Professor Eulalio R. Baltazar teaches philosophy at the University of the District of Columbia, Washington, D.C.
Published by Newman Press. Paramus,, N.J.; New York, N.Y; Toronto; London, 1970. This material was prepared for Religion Online by Ted and Winnie Brock.
SUMMARY
(ENTIRE BOOK) Process theology applied to the problem of God and unbelief. Modern man can no longer go along with the idea that to have faith, one has to abandon the historical, secular and earthly — that, in effect, he has to surrender his very humanity.
Chapters
- Introduction
The application of process philosophy accomplishes three things which the author considers necessary to make theology relevant today: (1) it reconciles theology with the scientific world, (2) it reconciles immanence and transcendence, and (3) it makes theological talk relevant.
- Chapter 1: The Possibility of Belief
Modern man can no longer go along with the idea that to have faith, one has to abandon the historical, secular and earthly — that, in effect, he has to surrender his very humanity.

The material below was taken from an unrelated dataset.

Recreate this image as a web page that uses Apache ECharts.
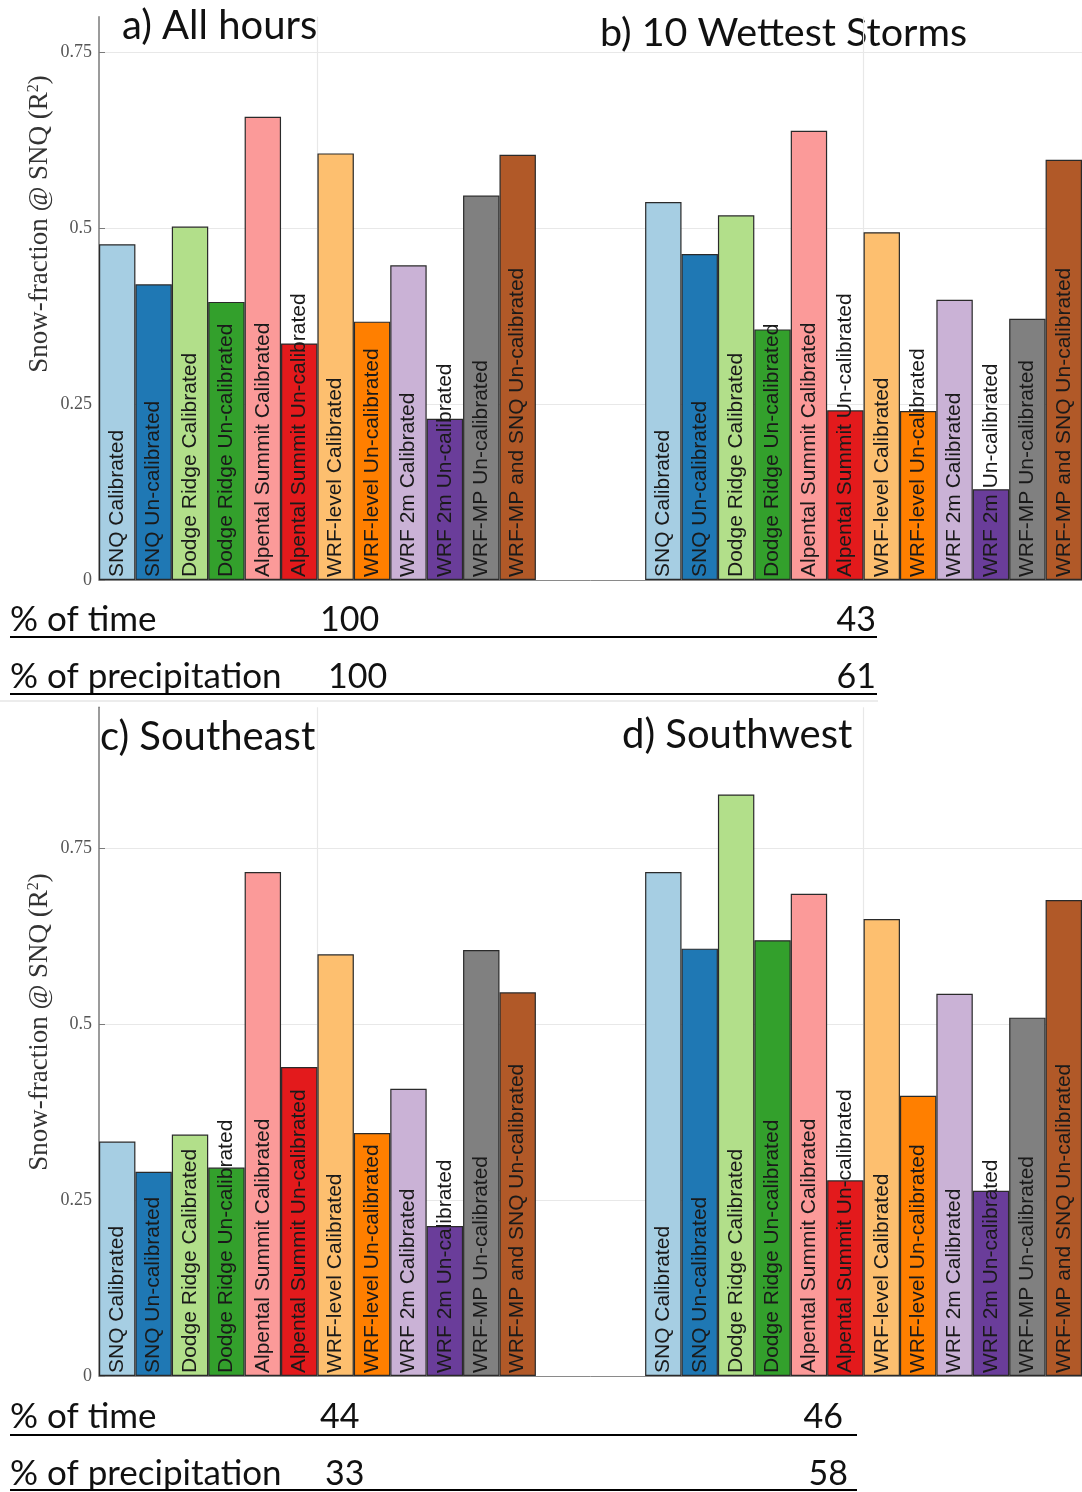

To bring back a sense of belief to the modern world, there is need of a reformulation and broadening of our theological understanding of belief based on an evolutionary view of reality.
- Chapter 2: Atheism and Non-Christian Religions
Belief, whether atheistic or theistic, is intrinsic to reason. The author examines the nature and character of atheistic humanism and non-Christian religions, and how such forms of religious belief are similar to and different from Christian belief.
- Chapter 3: Reasonability of Theistic Belief
One of the reasons for the denial of the reality of God by modern secularizers, by Sartre, Nietzsche, Marx, etc., was the identification of God with the other-worldly. Instead, God should be understood as the Creator-Ground of the universe in process. To attain the Ground is not a destruction of the universe or its abandonment, but its differentiation and fulfillment. God as Ground is not a threat to human growth, but rather the necessary condition for man’s fruition and maturation.
- Chapter 4: Eternity as the Fullness of Time
The author reformulates God’s eternity as the Fullness of Time and examines the implications of God as immanent in history and in human temporality.
- Chapter 5: The Absence of God and God-Language
Ordinary language and scientific language by their very nature abstract from ultimate questions. Religious language, on the other hand, deals with ultimate and eschatological questions. For the eschatological dimension, we cannot use scientific or ordinary models of language. In the present, as linguistic analysts have seen, God-talk is neither verifiable nor falsifiable. But it is false to conclude that therefore God-talk is meaningless in itself.
- Chapter 6: God and Human Freedom
Man is not merely a Cartesian thinking substance. So against Sartre, man is not merely a self-constituting free (indeterminate) consciousness, the ultimate and sufficient source of creativity. Man also derives his meaning from his pre-historical past, an important source for any adequate and valid anthropology, but which the existentialists do not consider.
- Conclusion
The author summarizes his conclusions about the problem of God and unbelief, derived from process philosophy and Teilhard de Chardin.